When I got out of the padded cell a week later, I was taken back to the cellblock with Chad. He was as pleased as could be, because counting myself he now had three roommates. While I was gone two more guys had come in. Both were black teenagers, one named James and one named Nikia (everyone called him Kilo). He turned out to be the second best friend I’ve ever had in my life. This guy was really smart, and extremely funny. We often said the same thing at the same time, or when I tried to explain something he would get excited and say,

“Yeah! That’s it exactly!” He slid across the cellblock floor on his knees doing a flawless Michael Jackson impersonation, and I laughed until my sides hurt.

We got a chessboard from somewhere, and I taught him the game.
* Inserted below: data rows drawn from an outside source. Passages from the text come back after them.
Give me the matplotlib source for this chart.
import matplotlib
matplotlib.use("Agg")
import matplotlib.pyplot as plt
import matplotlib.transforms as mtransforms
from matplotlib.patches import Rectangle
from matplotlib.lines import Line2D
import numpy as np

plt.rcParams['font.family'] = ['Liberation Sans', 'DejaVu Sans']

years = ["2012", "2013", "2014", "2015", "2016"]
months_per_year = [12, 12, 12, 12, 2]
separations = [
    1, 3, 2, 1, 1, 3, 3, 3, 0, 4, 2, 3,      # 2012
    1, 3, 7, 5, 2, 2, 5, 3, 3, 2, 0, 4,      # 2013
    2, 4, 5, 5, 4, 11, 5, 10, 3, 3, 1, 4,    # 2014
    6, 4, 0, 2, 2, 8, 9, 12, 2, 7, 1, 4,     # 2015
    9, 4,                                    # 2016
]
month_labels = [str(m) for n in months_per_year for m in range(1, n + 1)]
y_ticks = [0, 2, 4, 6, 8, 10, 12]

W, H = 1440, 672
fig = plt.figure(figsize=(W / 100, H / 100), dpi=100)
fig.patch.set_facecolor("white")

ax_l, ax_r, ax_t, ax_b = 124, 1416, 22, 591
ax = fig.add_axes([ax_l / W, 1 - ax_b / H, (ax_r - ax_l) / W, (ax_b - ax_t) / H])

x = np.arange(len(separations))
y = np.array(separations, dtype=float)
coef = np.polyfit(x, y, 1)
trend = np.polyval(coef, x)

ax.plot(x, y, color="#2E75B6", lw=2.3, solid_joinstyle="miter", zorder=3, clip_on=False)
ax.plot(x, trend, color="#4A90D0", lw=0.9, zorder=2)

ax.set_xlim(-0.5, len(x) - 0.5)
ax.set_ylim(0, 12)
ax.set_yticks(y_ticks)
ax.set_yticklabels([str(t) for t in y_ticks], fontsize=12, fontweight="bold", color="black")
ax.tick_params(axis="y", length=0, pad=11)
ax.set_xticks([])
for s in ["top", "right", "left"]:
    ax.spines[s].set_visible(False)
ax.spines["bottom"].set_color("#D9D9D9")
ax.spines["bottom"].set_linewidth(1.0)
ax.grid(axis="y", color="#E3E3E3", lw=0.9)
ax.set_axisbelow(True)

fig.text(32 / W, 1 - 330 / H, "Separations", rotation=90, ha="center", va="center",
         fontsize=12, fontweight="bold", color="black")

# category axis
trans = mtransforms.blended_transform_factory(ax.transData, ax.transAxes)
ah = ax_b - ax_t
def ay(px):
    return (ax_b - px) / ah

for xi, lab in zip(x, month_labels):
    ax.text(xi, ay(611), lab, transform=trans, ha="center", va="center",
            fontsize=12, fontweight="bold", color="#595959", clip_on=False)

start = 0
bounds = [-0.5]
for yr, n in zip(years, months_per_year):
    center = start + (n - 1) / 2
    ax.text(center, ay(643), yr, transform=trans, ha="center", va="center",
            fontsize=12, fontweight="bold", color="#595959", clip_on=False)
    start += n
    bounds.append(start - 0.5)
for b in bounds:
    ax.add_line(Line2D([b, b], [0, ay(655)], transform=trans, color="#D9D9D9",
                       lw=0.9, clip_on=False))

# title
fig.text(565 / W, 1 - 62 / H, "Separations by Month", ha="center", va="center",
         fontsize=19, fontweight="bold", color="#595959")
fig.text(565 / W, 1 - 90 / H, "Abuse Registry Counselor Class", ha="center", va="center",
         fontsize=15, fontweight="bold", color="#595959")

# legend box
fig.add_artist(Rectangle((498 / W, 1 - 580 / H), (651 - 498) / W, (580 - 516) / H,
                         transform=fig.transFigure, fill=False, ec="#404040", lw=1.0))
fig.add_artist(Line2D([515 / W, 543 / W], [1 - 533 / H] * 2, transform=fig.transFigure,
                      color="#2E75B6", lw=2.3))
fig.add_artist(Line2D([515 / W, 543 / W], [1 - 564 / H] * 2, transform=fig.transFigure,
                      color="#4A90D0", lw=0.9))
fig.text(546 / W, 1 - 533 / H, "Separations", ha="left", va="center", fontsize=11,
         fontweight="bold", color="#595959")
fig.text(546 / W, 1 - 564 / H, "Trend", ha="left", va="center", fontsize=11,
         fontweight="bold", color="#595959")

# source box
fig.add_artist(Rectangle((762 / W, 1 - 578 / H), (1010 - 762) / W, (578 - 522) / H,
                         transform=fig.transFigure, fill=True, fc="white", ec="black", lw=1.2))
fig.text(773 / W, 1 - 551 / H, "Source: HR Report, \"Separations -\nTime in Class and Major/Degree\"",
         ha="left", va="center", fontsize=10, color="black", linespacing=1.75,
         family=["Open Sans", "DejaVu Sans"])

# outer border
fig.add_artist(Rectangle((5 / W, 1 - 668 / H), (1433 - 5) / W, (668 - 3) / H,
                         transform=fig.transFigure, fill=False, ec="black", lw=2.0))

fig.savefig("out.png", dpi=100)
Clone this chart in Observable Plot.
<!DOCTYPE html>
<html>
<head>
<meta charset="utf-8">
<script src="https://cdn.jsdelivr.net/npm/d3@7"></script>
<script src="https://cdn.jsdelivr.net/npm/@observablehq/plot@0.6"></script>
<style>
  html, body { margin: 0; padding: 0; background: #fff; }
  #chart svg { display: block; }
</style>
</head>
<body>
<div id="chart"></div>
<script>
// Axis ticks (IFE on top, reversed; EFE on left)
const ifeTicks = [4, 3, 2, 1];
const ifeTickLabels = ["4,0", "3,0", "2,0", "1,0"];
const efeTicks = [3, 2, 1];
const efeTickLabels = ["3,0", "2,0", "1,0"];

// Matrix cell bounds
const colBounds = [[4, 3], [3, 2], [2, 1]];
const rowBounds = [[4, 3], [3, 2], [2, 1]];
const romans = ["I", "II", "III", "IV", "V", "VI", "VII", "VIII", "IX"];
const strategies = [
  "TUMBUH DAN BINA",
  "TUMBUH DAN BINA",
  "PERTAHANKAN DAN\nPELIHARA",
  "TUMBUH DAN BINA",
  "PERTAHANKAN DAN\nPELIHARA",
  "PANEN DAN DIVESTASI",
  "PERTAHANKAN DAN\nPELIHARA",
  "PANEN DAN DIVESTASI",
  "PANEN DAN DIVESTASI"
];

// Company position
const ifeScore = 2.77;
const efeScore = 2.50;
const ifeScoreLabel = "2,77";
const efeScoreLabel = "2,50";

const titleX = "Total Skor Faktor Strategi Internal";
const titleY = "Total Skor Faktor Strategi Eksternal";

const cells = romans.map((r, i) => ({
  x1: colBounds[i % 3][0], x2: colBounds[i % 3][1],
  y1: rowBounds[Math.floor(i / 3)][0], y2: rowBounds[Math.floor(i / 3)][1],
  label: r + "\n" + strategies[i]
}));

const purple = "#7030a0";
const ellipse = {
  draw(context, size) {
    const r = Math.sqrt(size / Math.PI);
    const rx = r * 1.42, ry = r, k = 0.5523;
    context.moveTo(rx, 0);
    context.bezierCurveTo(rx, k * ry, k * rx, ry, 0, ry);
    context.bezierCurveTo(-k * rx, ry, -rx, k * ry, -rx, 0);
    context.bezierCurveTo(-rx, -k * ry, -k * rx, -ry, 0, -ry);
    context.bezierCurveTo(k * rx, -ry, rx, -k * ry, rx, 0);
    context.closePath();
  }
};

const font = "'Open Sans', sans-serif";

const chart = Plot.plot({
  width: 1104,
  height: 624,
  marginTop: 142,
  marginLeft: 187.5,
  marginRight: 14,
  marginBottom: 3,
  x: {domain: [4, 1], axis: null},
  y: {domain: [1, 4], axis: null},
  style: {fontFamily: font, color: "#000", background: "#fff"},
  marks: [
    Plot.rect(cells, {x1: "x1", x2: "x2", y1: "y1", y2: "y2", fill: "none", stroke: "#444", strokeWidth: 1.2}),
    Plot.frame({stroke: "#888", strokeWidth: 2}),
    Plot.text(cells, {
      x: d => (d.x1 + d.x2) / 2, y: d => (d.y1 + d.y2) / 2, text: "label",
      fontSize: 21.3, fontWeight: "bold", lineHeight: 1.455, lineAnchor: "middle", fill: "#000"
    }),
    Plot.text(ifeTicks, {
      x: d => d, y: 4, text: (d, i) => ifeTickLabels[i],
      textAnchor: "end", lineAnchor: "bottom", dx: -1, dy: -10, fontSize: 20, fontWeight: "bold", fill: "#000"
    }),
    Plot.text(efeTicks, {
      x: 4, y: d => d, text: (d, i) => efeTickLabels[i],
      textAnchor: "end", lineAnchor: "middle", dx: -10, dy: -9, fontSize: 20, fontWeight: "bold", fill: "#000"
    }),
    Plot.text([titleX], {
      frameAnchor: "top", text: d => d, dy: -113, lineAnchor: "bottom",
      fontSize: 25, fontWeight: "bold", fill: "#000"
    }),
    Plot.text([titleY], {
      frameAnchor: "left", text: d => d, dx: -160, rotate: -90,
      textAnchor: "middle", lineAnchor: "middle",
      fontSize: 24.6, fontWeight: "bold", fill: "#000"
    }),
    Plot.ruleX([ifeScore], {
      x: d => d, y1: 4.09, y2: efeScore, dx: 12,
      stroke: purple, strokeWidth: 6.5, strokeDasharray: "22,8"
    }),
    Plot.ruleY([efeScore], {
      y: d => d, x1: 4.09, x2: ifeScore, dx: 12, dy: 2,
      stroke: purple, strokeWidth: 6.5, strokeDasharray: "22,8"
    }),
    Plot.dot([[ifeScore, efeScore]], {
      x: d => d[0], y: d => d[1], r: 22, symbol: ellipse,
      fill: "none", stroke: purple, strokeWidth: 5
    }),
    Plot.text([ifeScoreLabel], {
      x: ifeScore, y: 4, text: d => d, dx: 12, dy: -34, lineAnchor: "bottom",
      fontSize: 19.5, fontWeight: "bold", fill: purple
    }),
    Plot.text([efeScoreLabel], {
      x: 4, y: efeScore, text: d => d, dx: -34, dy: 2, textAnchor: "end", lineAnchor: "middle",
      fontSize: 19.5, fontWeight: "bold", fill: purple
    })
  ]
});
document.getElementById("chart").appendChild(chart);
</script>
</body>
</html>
After playing several games a day for about a month, I could never beat him again. He kicked my ass at every game, unless we played “speed chess.” This was a variation game that I invented, and its purpose was to prevent you from thinking about your next move. Your opponent had until the count of five to move a piece, or you could legally start thumping him in the forehead. It was a very fast five count, which gave you slightly under two seconds to grab a piece and move it.
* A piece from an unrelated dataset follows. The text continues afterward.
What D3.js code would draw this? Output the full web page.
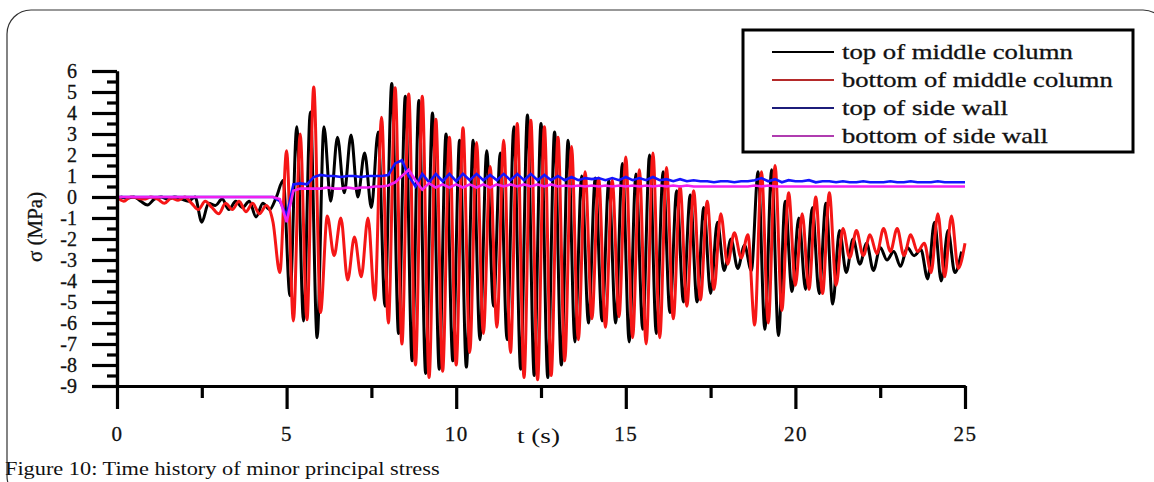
<!DOCTYPE html>
<html>
<head>
<meta charset="utf-8">
<script src="https://cdn.jsdelivr.net/npm/d3@7"></script>
<style>
  body { margin: 0; background: #fff; }
  svg { display: block; font-family: "Liberation Serif", "Times New Roman", serif; }
</style>
</head>
<body>
<div id="chart"></div>
<script>
// ---------- DATA ---------- //
// sample step (s); black samples sit half a step later
const dt = 0.2;
const blackOffset = 0.1;

const xTicks = [0, 5, 10, 15, 20, 25];
const xMinor = [2.5, 7.5, 12.5, 17.5, 22.5];
const yTicks = [-9, -8, -7, -6, -5, -4, -3, -2, -1, 0, 1, 2, 3, 4, 5, 6];
const yMinor = [-8.5, -7.5, -6.5, -5.5, -4.5, -3.5, -2.5, -1.5, -0.5, 0.5, 1.5, 2.5, 3.5, 4.5, 5.5];

const seriesNames = ['top of middle column', 'bottom of middle column', 'top of side wall', 'bottom of side wall'];

// bottom of middle column, t = 0, 0.2 ... 25
const redVals = [
  0, -0.2, 0, -0.05, -0.1, 0, -0.1, -0.3, -0.05, -0.15,
  0, -0.3, -0.6, -0.2, -0.5, -0.8, -0.3, -0.6, -0.2, -0.7,
  -0.3, -0.8, -0.4, -1.2, -3.6, 2.2, -5.9, 3.0, -5.85, 5.24,
  -5.5, -0.9, -2.8, -1.0, -3.95, -1.9, -3.8, -1.0, -4.9, 3.8,
  -6.0, 5.2, -7.0, 4.9, -8.0, 4.8, -8.6, 3.7, -8.3, 2.85,
  -8.0, 3.3, -7.4, 2.6, -6.5, 1.45, -6.2, 2.7, -7.4, 3.5,
  -8.6, 3.65, -8.7, 3.35, -8.5, 2.85, -7.8, 2.4, -6.8, 1.2,
  -5.8, 0.9, -6.2, 0.8, -5.7, 1.9, -6.7, 1.3, -7.0, 2.1,
  -6.7, 1.4, -5.8, 0.5, -5.2, 0.3, -4.9, -0.2, -4.4, -0.8,
  -3.2, -1.7, -2.9, -1.8, -6.1, 1.2, -6.0, 1.5, -5.4, 0.2,
  -4.2, -0.8, -4.4, 0.0, -4.6, 0.2, -4.2, -1.5, -2.9, -1.6,
  -2.8, -1.8, -2.7, -1.5, -2.6, -1.5, -2.8, -1.8, -2.6, -2.2,
  -3.6, -0.8, -3.8, -0.9, -3.4, -2.2
];

// top of middle column, t = 0.1, 0.3 ... 24.9
const blackVals = [
  0, -0.05, 0, -0.2, -0.38, -0.1, 0, -0.1, 0, -0.1,
  -0.2, 0, -1.2, -0.3, -0.4, -0.1, -0.6, -0.2, -0.5, -0.2,
  -0.95, -0.3, -0.6, 0.0, 0.8, -4.7, 3.35, -5.9, 4.05, -6.7,
  3.35, -0.2, 2.85, 0.2, 2.95, 0.0, 2.1, -0.5, 3.1, -5.2,
  5.4, -6.5, 4.8, -7.8, 4.6, -8.4, 4.0, -8.2, 3.0, -7.8,
  2.7, -8.1, 2.7, -6.8, 2.2, -5.2, 2.1, -6.8, 3.35, -8.2,
  3.9, -8.5, 3.5, -8.6, 3.1, -8.0, 2.7, -6.9, 1.0, -6.0,
  0.9, -5.9, 0.8, -6.0, 1.6, -6.9, 1.1, -6.3, 2.0, -6.5,
  1.2, -5.5, 0.3, -5.0, 0.1, -5.0, -0.5, -4.6, -1.2, -3.5,
  -2.0, -3.4, -2.3, -3.5, 1.2, -6.3, 1.3, -6.6, -0.2, -4.5,
  -1.0, -4.4, -0.5, -4.6, -0.3, -5.1, -1.6, -3.6, -2.0, -3.2,
  -2.2, -3.5, -2.4, -3.0, -2.6, -3.3, -2.4, -2.8, -2.5, -3.9,
  -1.2, -4.0, -1.6, -3.6, -2.6
];

// top of side wall, t = 0, 0.2 ... 25
const blueVals = [
  0, 0, 0, 0, 0, 0, 0, 0, 0, 0,
  0, 0, 0, 0, 0, 0, 0, 0, 0, 0,
  0, 0, 0, 0, -0.2, -0.9, 0.6, 0.65, 0.6, 0.95,
  1.05, 1.0, 1.0, 0.95, 1.0, 1.0, 0.95, 1.0, 1.0, 1.0,
  1.05, 1.6, 1.75, 1.0, 0.5, 1.1, 0.7, 1.1, 0.75, 1.1,
  0.75, 1.1, 0.8, 1.1, 0.8, 1.05, 0.8, 1.1, 0.8, 1.1,
  0.8, 1.1, 0.8, 1.05, 0.8, 1.0, 0.8, 0.95, 0.8, 0.9,
  0.85, 0.9, 0.8, 0.9, 0.8, 0.95, 0.8, 0.9, 0.8, 0.95,
  0.8, 0.85, 0.75, 0.85, 0.75, 0.8, 0.75, 0.75, 0.7, 0.75,
  0.75, 0.7, 0.75, 0.75, 0.8, 0.9, 0.75, 0.85, 0.7, 0.8,
  0.75, 0.75, 0.8, 0.7, 0.75, 0.75, 0.7, 0.75, 0.7, 0.7,
  0.75, 0.7, 0.7, 0.7, 0.75, 0.7, 0.7, 0.75, 0.7, 0.7,
  0.7, 0.75, 0.7, 0.7, 0.7, 0.7
];

// bottom of side wall, t = 0, 0.2 ... 25
const magentaVals = [
  0, 0, 0, 0, 0, 0, 0, 0, 0, 0,
  0, 0, 0, 0, 0, 0, 0, 0, 0, 0,
  0, 0, 0, 0, -0.1, -1.2, 0.3, 0.4, 0.4, 0.4,
  0.4, 0.45, 0.4, 0.4, 0.45, 0.4, 0.45, 0.45, 0.5, 0.5,
  0.55, 0.7, 1.0, 1.3, 0.8, 0.35, 0.65, 0.45, 0.6, 0.45,
  0.6, 0.45, 0.6, 0.45, 0.6, 0.45, 0.6, 0.5, 0.6, 0.5,
  0.6, 0.5, 0.6, 0.5, 0.6, 0.5, 0.55, 0.5, 0.55, 0.5,
  0.55, 0.5, 0.55, 0.5, 0.55, 0.5, 0.55, 0.5, 0.55, 0.5,
  0.55, 0.5, 0.55, 0.5, 0.55, 0.5, 0.5, 0.5, 0.5, 0.5,
  0.5, 0.5, 0.5, 0.5, 0.55, 0.5, 0.55, 0.5, 0.5, 0.5,
  0.5, 0.5, 0.5, 0.5, 0.5, 0.5, 0.5, 0.5, 0.5, 0.5,
  0.5, 0.5, 0.5, 0.5, 0.5, 0.5, 0.5, 0.5, 0.5, 0.5,
  0.5, 0.5, 0.5, 0.5, 0.5, 0.5
];

// ---------- CHART ---------- //
const width = 1154, height = 482;
const serif = '"Liberation Serif", "Times New Roman", serif';

const svg = d3.select('#chart').append('svg')
  .attr('width', width)
  .attr('height', height);

// outer frame with rounded corners
svg.append('rect')
  .attr('x', 7).attr('y', 10)
  .attr('width', 1160).attr('height', 490)
  .attr('rx', 24).attr('ry', 24)
  .attr('fill', 'none')
  .attr('stroke', '#333')
  .attr('stroke-width', 1.2);

// scales
const x = d3.scaleLinear().domain([0, 25]).range([117, 965]);
const y = d3.scaleLinear().domain([-9, 6]).range([386, 71]);

// series
const waveLine = d3.line()
  .x(d => x(d[0]))
  .y(d => y(d[1]))
  .curve(d3.curveMonotoneX);

const flatLine = d3.line()
  .x(d => x(d[0]))
  .y(d => y(d[1]));

const series = [
  {name: seriesNames[0], color: '#000', gen: waveLine, w: 3, pts: blackVals.map((v, i) => [blackOffset + i * dt, v])},
  {name: seriesNames[1], color: '#f51616', gen: waveLine, w: 3, pts: redVals.map((v, i) => [i * dt, v])},
  {name: seriesNames[2], color: '#1515ff', gen: flatLine, w: 2.6, pts: blueVals.map((v, i) => [i * dt, v])},
  {name: seriesNames[3], color: '#f020f0', gen: flatLine, w: 2.6, pts: magentaVals.map((v, i) => [i * dt, v])}
];

svg.append('g')
  .selectAll('path')
  .data(series)
  .enter()
  .append('path')
  .attr('d', d => d.gen(d.pts))
  .attr('fill', 'none')
  .attr('stroke', d => d.color)
  .attr('stroke-width', d => d.w);

// axes
const axisStyle = g => {
  g.selectAll('path, line').attr('stroke', '#000').attr('stroke-width', 3.2);
  g.selectAll('text')
    .attr('font-family', serif)
    .attr('fill', '#111')
    .attr('stroke', '#111')
    .attr('stroke-width', 0.3);
};

svg.append('g')
  .attr('transform', 'translate(' + x(0) + ',0)')
  .call(d3.axisLeft(y).tickValues(yMinor).tickSize(10).tickSizeOuter(0).tickFormat(''))
  .call(axisStyle);

// plain hyphen for negative labels, as in the original
svg.append('g')
  .attr('transform', 'translate(' + x(0) + ',0)')
  .call(d3.axisLeft(y).tickValues(yTicks).tickSize(25).tickSizeOuter(0).tickPadding(15).tickFormat(d => String(d)))
  .call(axisStyle)
  .selectAll('text').attr('font-size', 20);

svg.append('g')
  .attr('transform', 'translate(0,' + y(-9) + ')')
  .call(d3.axisBottom(x).tickValues(xMinor).tickSize(12).tickSizeOuter(0).tickFormat(''))
  .call(axisStyle);

svg.append('g')
  .attr('transform', 'translate(0,' + y(-9) + ')')
  .call(d3.axisBottom(x).tickValues(xTicks).tickSize(23).tickSizeOuter(0).tickPadding(17))
  .call(axisStyle)
  .selectAll('text').attr('font-size', 21).attr('letter-spacing', 1.5);

// text stretched horizontally to a given width
function stretchedText(parent, x0, y0, size, target, str) {
  const t = parent.append('text')
    .attr('font-family', serif)
    .attr('font-size', size)
    .attr('fill', '#111')
    .attr('stroke', '#111')
    .attr('stroke-width', 0.3)
    .text(str);
  const w = t.node().getComputedTextLength();
  t.attr('transform', 'translate(' + x0 + ',' + y0 + ') scale(' + (target / w) + ',1)');
  return t;
}

// axis titles
stretchedText(svg, 517, 443, 21, 43, 't (s)')
  .attr('stroke-width', 0);

svg.append('text')
  .attr('transform', 'translate(42,227) rotate(-90)')
  .attr('text-anchor', 'middle')
  .attr('font-family', serif)
  .attr('font-size', 21)
  .attr('fill', '#111')
  .attr('stroke', '#111')
  .attr('stroke-width', 0.3)
  .text('σ (MPa)');

// legend
const legend = svg.append('g');
legend.append('rect')
  .attr('x', 743).attr('y', 30)
  .attr('width', 390).attr('height', 122)
  .attr('fill', '#fff')
  .attr('stroke', '#000')
  .attr('stroke-width', 3);

const legendColors = ['#000', '#b52a2a', '#1c1c7a', '#b03cb0'];
const legendWidths = [231, 271, 166, 206];
const rowY = [52, 80, 108, 136];

seriesNames.forEach((name, i) => {
  legend.append('line')
    .attr('x1', 772).attr('x2', 834)
    .attr('y1', rowY[i]).attr('y2', rowY[i])
    .attr('stroke', legendColors[i])
    .attr('stroke-width', 1.8);
  stretchedText(legend, 842, rowY[i] + 7, 21, legendWidths[i], name);
});

// caption
stretchedText(svg, 5, 475, 19, 435, 'Figure 10: Time history of minor principal stress')
  .attr('stroke-width', 0);
</script>
</body>
</html>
Chad’s family brought him some more games, so the four of us passed the time playing monopoly, checkers, chess, and dominoes. We all pooled our money, so that even the person with the smallest amount wouldn’t have to do without anything. If my family left me twenty dollars, I’d buy twenty dollars worth of candy and chips, which was considered to belong to all of us. Kilo, Chad, and James did the same. We never had a single fight, which is a very rare thing when you’ve got guys who are forced to be in each other’s faces twenty-four hours a day.